> _YOUR TASK_
Reproduce all of the data word for word.

## START DATA SECTION

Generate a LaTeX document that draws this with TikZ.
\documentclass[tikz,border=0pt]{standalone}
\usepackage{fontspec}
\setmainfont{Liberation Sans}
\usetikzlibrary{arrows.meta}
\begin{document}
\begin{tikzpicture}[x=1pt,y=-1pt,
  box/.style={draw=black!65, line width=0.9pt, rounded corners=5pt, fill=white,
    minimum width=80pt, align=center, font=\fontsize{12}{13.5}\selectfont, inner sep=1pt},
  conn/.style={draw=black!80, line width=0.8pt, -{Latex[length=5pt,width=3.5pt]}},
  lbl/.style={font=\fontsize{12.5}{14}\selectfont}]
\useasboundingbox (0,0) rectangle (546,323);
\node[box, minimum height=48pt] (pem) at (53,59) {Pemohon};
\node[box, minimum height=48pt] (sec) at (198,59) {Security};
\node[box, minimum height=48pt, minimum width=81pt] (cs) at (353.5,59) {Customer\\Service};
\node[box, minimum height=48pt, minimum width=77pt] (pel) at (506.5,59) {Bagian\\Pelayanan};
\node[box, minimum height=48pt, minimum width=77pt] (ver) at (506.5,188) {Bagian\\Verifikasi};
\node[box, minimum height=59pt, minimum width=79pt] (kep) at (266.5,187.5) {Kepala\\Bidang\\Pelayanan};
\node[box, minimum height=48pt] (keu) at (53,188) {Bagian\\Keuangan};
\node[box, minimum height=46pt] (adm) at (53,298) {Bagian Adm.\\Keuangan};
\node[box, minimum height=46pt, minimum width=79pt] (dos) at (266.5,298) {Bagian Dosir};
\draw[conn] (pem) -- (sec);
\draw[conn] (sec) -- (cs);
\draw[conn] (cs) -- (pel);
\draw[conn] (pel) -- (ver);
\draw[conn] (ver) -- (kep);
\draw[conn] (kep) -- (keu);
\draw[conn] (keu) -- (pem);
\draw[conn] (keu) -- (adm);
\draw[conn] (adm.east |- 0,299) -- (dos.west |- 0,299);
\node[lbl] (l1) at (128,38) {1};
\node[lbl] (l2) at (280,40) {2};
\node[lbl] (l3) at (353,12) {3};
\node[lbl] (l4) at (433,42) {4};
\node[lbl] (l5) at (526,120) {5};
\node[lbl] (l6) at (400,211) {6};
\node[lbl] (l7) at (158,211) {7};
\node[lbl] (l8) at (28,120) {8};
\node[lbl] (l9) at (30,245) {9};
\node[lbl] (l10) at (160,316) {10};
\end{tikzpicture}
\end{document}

## END DATA SECTION

> _TASK SOLUTION_
Generate a LaTeX document that draws this with TikZ.
\documentclass[tikz,border=0pt]{standalone}
\usepackage{fontspec}
\setmainfont{Liberation Sans}
\usetikzlibrary{arrows.meta}
\begin{document}
\begin{tikzpicture}[x=1pt,y=-1pt,
  box/.style={draw=black!65, line width=0.9pt, rounded corners=5pt, fill=white,
    minimum width=80pt, align=center, font=\fontsize{12}{13.5}\selectfont, inner sep=1pt},
  conn/.style={draw=black!80, line width=0.8pt, -{Latex[length=5pt,width=3.5pt]}},
  lbl/.style={font=\fontsize{12.5}{14}\selectfont}]
\useasboundingbox (0,0) rectangle (546,323);
\node[box, minimum height=48pt] (pem) at (53,59) {Pemohon};
\node[box, minimum height=48pt] (sec) at (198,59) {Security};
\node[box, minimum height=48pt, minimum width=81pt] (cs) at (353.5,59) {Customer\\Service};
\node[box, minimum height=48pt, minimum width=77pt] (pel) at (506.5,59) {Bagian\\Pelayanan};
\node[box, minimum height=48pt, minimum width=77pt] (ver) at (506.5,188) {Bagian\\Verifikasi};
\node[box, minimum height=59pt, minimum width=79pt] (kep) at (266.5,187.5) {Kepala\\Bidang\\Pelayanan};
\node[box, minimum height=48pt] (keu) at (53,188) {Bagian\\Keuangan};
\node[box, minimum height=46pt] (adm) at (53,298) {Bagian Adm.\\Keuangan};
\node[box, minimum height=46pt, minimum width=79pt] (dos) at (266.5,298) {Bagian Dosir};
\draw[conn] (pem) -- (sec);
\draw[conn] (sec) -- (cs);
\draw[conn] (cs) -- (pel);
\draw[conn] (pel) -- (ver);
\draw[conn] (ver) -- (kep);
\draw[conn] (kep) -- (keu);
\draw[conn] (keu) -- (pem);
\draw[conn] (keu) -- (adm);
\draw[conn] (adm.east |- 0,299) -- (dos.west |- 0,299);
\node[lbl] (l1) at (128,38) {1};
\node[lbl] (l2) at (280,40) {2};
\node[lbl] (l3) at (353,12) {3};
\node[lbl] (l4) at (433,42) {4};
\node[lbl] (l5) at (526,120) {5};
\node[lbl] (l6) at (400,211) {6};
\node[lbl] (l7) at (158,211) {7};
\node[lbl] (l8) at (28,120) {8};
\node[lbl] (l9) at (30,245) {9};
\node[lbl] (l10) at (160,316) {10};
\end{tikzpicture}
\end{document}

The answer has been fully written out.